Entries with chart source code:
= = = =

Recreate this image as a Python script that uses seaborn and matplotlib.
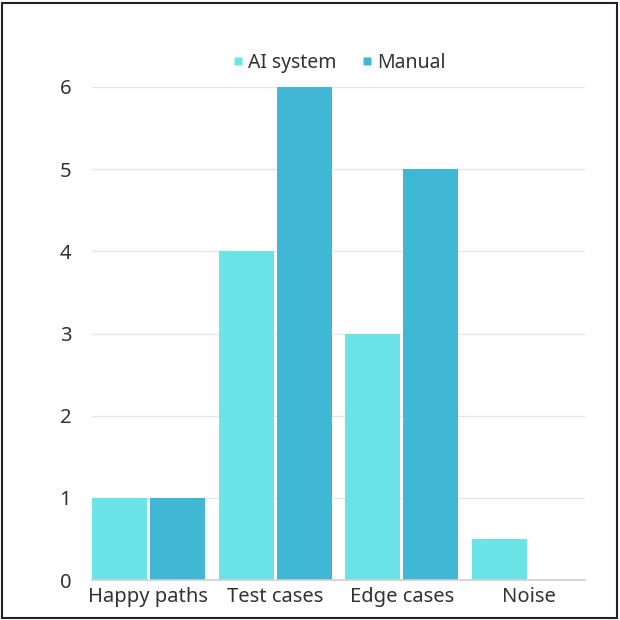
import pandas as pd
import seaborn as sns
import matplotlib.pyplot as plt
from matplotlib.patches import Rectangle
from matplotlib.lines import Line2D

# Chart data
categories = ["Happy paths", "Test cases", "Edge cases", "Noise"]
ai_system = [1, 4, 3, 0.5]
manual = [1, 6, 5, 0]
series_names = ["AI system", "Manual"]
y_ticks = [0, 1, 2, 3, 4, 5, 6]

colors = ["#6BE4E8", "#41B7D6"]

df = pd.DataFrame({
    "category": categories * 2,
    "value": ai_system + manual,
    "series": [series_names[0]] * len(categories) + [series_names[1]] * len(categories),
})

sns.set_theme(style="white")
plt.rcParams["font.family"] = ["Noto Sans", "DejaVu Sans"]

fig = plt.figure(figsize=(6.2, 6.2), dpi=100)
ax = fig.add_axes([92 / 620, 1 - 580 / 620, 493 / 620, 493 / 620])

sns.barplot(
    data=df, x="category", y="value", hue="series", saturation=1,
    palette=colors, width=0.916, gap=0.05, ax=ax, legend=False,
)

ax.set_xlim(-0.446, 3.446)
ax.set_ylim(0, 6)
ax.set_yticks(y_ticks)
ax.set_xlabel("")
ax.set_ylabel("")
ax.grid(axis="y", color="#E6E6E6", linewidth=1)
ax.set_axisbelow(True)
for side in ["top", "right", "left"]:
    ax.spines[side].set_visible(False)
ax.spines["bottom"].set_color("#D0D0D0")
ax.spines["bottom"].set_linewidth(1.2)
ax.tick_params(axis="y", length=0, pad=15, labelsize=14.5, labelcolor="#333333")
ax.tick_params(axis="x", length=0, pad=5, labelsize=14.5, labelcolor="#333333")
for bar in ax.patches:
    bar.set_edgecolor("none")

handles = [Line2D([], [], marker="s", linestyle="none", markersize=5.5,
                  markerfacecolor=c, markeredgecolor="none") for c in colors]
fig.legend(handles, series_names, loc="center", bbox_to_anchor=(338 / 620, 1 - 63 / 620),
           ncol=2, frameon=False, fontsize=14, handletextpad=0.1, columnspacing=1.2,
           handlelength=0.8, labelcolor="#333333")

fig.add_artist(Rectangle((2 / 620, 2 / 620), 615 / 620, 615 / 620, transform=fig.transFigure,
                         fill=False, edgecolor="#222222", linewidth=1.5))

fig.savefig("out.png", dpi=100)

= = = =

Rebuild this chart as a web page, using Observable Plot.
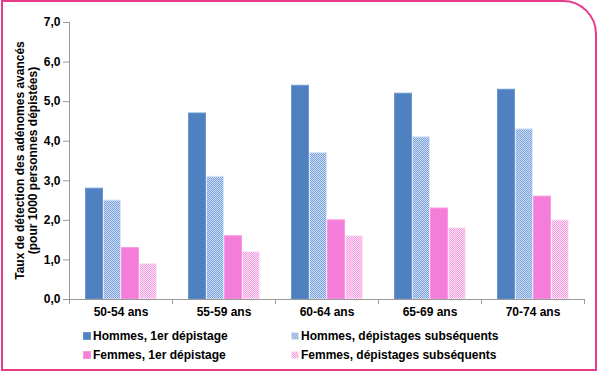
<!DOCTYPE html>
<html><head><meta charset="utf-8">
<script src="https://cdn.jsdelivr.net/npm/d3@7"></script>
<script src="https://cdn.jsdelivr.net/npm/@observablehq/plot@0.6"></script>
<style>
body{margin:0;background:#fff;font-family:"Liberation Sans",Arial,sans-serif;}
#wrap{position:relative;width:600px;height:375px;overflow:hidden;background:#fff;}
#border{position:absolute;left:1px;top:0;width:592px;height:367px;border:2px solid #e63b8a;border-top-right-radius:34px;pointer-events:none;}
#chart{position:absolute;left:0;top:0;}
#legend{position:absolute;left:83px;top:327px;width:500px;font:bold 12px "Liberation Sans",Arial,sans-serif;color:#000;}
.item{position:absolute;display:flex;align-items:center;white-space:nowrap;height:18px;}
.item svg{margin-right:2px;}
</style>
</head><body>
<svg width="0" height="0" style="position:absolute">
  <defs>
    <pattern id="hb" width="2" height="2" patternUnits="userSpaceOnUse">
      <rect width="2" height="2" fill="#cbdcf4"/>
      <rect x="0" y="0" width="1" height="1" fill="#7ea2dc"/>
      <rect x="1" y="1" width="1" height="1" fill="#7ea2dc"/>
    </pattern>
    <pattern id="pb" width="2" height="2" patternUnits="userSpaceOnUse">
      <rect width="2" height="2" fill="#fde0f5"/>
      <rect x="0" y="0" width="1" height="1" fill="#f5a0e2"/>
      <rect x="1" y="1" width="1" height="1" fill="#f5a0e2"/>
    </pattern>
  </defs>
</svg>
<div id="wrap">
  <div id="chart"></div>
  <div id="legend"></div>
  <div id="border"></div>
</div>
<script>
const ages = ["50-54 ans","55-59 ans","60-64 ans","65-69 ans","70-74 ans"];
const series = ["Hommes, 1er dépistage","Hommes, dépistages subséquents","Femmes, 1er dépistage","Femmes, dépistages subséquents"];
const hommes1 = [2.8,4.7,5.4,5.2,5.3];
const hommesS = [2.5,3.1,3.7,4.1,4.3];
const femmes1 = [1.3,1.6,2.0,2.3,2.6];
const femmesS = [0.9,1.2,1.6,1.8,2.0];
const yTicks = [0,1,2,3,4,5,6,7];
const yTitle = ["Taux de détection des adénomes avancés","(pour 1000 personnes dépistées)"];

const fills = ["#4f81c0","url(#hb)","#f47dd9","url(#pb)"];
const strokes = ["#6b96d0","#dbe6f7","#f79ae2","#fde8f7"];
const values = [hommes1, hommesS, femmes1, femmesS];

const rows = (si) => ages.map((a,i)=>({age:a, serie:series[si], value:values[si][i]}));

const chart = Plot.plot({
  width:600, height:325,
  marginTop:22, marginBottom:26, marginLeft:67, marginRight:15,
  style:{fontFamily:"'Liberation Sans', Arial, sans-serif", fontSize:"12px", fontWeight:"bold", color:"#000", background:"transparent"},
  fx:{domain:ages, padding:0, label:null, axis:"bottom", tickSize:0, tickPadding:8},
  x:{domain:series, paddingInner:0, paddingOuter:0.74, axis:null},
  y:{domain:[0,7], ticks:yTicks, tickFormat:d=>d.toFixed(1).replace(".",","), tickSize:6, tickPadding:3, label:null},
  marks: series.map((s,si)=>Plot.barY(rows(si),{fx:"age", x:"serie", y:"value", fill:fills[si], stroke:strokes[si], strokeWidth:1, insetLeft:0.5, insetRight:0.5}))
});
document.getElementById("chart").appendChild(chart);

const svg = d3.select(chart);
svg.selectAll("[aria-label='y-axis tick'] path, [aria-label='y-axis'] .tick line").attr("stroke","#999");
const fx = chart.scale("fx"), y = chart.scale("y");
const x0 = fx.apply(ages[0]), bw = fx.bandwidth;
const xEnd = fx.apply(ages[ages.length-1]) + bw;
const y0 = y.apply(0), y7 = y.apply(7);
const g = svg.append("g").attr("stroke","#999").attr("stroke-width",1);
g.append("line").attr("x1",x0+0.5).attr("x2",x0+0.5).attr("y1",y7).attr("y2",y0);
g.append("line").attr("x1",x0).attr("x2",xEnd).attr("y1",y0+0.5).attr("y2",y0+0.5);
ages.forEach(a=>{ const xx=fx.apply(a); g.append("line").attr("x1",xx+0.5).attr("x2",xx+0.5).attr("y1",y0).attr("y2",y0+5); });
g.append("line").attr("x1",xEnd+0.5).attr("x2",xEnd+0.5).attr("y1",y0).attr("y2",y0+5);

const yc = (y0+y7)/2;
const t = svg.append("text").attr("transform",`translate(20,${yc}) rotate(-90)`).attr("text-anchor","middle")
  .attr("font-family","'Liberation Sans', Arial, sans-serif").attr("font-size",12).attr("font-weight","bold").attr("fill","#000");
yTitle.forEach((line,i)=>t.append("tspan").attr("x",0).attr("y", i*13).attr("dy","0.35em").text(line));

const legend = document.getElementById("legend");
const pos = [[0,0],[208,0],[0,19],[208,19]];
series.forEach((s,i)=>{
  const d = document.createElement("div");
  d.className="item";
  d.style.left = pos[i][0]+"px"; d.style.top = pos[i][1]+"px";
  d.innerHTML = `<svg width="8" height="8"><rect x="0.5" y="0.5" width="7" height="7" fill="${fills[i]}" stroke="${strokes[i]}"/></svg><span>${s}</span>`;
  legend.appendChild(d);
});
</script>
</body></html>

= = = =

Exercise prompt
Reproduce exactly, and only, the lines from the one containing "Recreate this image" through the one containing "from matplotlib.lines import Line2D", including both; leave out any pictures.

Task solution
Recreate this image as a Python script that uses seaborn and matplotlib.
import pandas as pd
import seaborn as sns
import matplotlib.pyplot as plt
from matplotlib.patches import Rectangle
from matplotlib.lines import Line2D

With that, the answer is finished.